Section 7. Rule 144 And Rule 144A; Company Obligations. The Company covenants that it will file the reports required to be filed by it under the Securities Act and the Exchange Act and the rules and regulations adopted by the SEC thereunder, and it will take such further action as any Investor reasonably may request, all to the extent required from time to time, to enable such Investor to sell Registrable Securities without registration under the Securities Act within the limitation of the exemptions provided by (i) Rule 144 under the Securities Act as amended from time to time, or (ii) any similar rule or regulation hereafter adopted by the SEC.
Section 8. Termination. This Agreement shall terminate with respect to any Holder as of the date such Holder no longer holds Registrable Securities.
Section 9. Successor Entity. The Company shall not change its form of organization (i.e., to a corporation, partnership or other form of entity), or merge or consolidate into any other Person, unless such changed or successor entity agrees to be bound by this Agreement.
Section 10. Interpretation of this Agreement.
(a) Terms Defined. As used in this Agreement, the following terms have the respective meaning set forth below:
“Agreement” is defined in the recitals.
“Business Day” shall mean any day other than a Saturday, a Sunday or a day on which commercial banks in New York City are required or authorized to be closed, on which the SEC is open and accepts filings, provided that any reference to “days” (unless Business Days are specified) shall mean calendar days.
“Closing Date” shall have the meaning set forth in the Securities Purchase Agreement.
“Common Shares” is defined in the recitals.
“Company” is defined in the recitals.
“Cut-Back Shares” shall mean any Registrable Securities that, by virtue of the SEC informing the Company that all of the Registrable Securities cannot, as a result of the application of Rule 415, be registered for resale in a secondary offering on a single registration statement as provided in Section 1(b), cannot be registered on the Registration Statement or the New Registration Statement.
“Effective Date” shall mean the date the Registration Statement has been declared effective by the SEC.
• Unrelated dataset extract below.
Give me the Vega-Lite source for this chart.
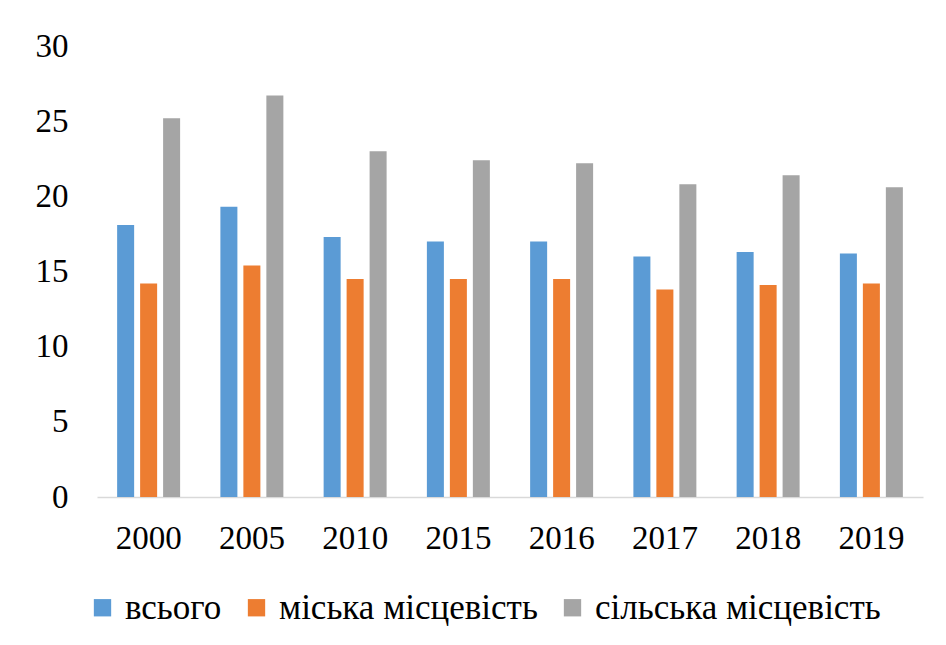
{
  "$schema": "https://vega.github.io/schema/vega-lite/v6.json",
  "width": 826,
  "height": 451,
  "autosize": {"type": "none"},
  "padding": {"left": 97, "top": 46, "right": 23, "bottom": 148},
  "background": "white",
  "config": {
    "view": {"stroke": null},
    "font": "Liberation Serif, Times New Roman, serif"
  },
  "data": {
    "values": [
      {"year": "2000", "series": "всього", "value": 18.1},
      {"year": "2000", "series": "міська місцевість", "value": 14.2},
      {"year": "2000", "series": "сільська місцевість", "value": 25.2},
      {"year": "2005", "series": "всього", "value": 19.3},
      {"year": "2005", "series": "міська місцевість", "value": 15.4},
      {"year": "2005", "series": "сільська місцевість", "value": 26.7},
      {"year": "2010", "series": "всього", "value": 17.3},
      {"year": "2010", "series": "міська місцевість", "value": 14.5},
      {"year": "2010", "series": "сільська місцевість", "value": 23.0},
      {"year": "2015", "series": "всього", "value": 17.0},
      {"year": "2015", "series": "міська місцевість", "value": 14.5},
      {"year": "2015", "series": "сільська місцевість", "value": 22.4},
      {"year": "2016", "series": "всього", "value": 17.0},
      {"year": "2016", "series": "міська місцевість", "value": 14.5},
      {"year": "2016", "series": "сільська місцевість", "value": 22.2},
      {"year": "2017", "series": "всього", "value": 16.0},
      {"year": "2017", "series": "міська місцевість", "value": 13.8},
      {"year": "2017", "series": "сільська місцевість", "value": 20.8},
      {"year": "2018", "series": "всього", "value": 16.3},
      {"year": "2018", "series": "міська місцевість", "value": 14.1},
      {"year": "2018", "series": "сільська місцевість", "value": 21.4},
      {"year": "2019", "series": "всього", "value": 16.2},
      {"year": "2019", "series": "міська місцевість", "value": 14.2},
      {"year": "2019", "series": "сільська місцевість", "value": 20.6}
    ]
  },
  "mark": {"type": "bar"},
  "encoding": {
    "x": {
      "field": "year",
      "type": "nominal",
      "sort": null,
      "scale": {"paddingInner": 0.39, "paddingOuter": 0.195},
      "axis": {
        "title": null,
        "labelAngle": 0,
        "labelFont": "Liberation Serif, Times New Roman, serif",
        "labelFontSize": 33,
        "labelColor": "#000000",
        "labelPadding": 25,
        "ticks": false,
        "domainColor": "#d9d9d9",
        "domainWidth": 1.5,
        "grid": false
      }
    },
    "xOffset": {
      "field": "series",
      "type": "nominal",
      "sort": ["всього", "міська місцевість", "сільська місцевість"],
      "scale": {"paddingInner": 0.26, "paddingOuter": 0}
    },
    "y": {
      "field": "value",
      "type": "quantitative",
      "scale": {"domain": [0, 30]},
      "axis": {
        "title": null,
        "values": [0, 5, 10, 15, 20, 25, 30],
        "labelFont": "Liberation Serif, Times New Roman, serif",
        "labelFontSize": 33,
        "labelColor": "#000000",
        "labelPadding": 29,
        "ticks": false,
        "domain": false,
        "grid": false
      }
    },
    "color": {
      "field": "series",
      "type": "nominal",
      "sort": ["всього", "міська місцевість", "сільська місцевість"],
      "scale": {
        "domain": ["всього", "міська місцевість", "сільська місцевість"],
        "range": ["#5B9BD5", "#ED7D31", "#A5A5A5"]
      },
      "legend": {
        "title": null,
        "orient": "none",
        "direction": "horizontal",
        "legendX": -12,
        "legendY": 544,
        "symbolType": "square",
        "symbolSize": 300,
        "symbolStrokeWidth": 0,
        "labelFont": "Liberation Serif, Times New Roman, serif",
        "labelFontSize": 35,
        "labelColor": "#000000",
        "labelOffset": 5,
        "columnPadding": 17,
        "labelLimit": 400
      }
    }
  }
}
“Effectiveness Deadline” shall mean (i) in the event that the Registration Statement is not subject to review by the Staff, the earlier of (x) 60 days after the Closing Date, and (y) five (5) Business Days following the date on which the Staff notifies the Company that the Registration Statement is not subject to review, and (ii) in the event that the Registration Statement is subject to review by the Staff, the earlier of (x) 120 days after the Closing Date, and (y) five (5) Business Days following the date on which the Staff notifies the Company that it has no further comments on the Registration Statement.
“Effectiveness Failure” is defined in Section 2(k).
“Effectiveness Period” is defined in Section 1(c).
“End of Suspension Notice” is defined in Section 3(b).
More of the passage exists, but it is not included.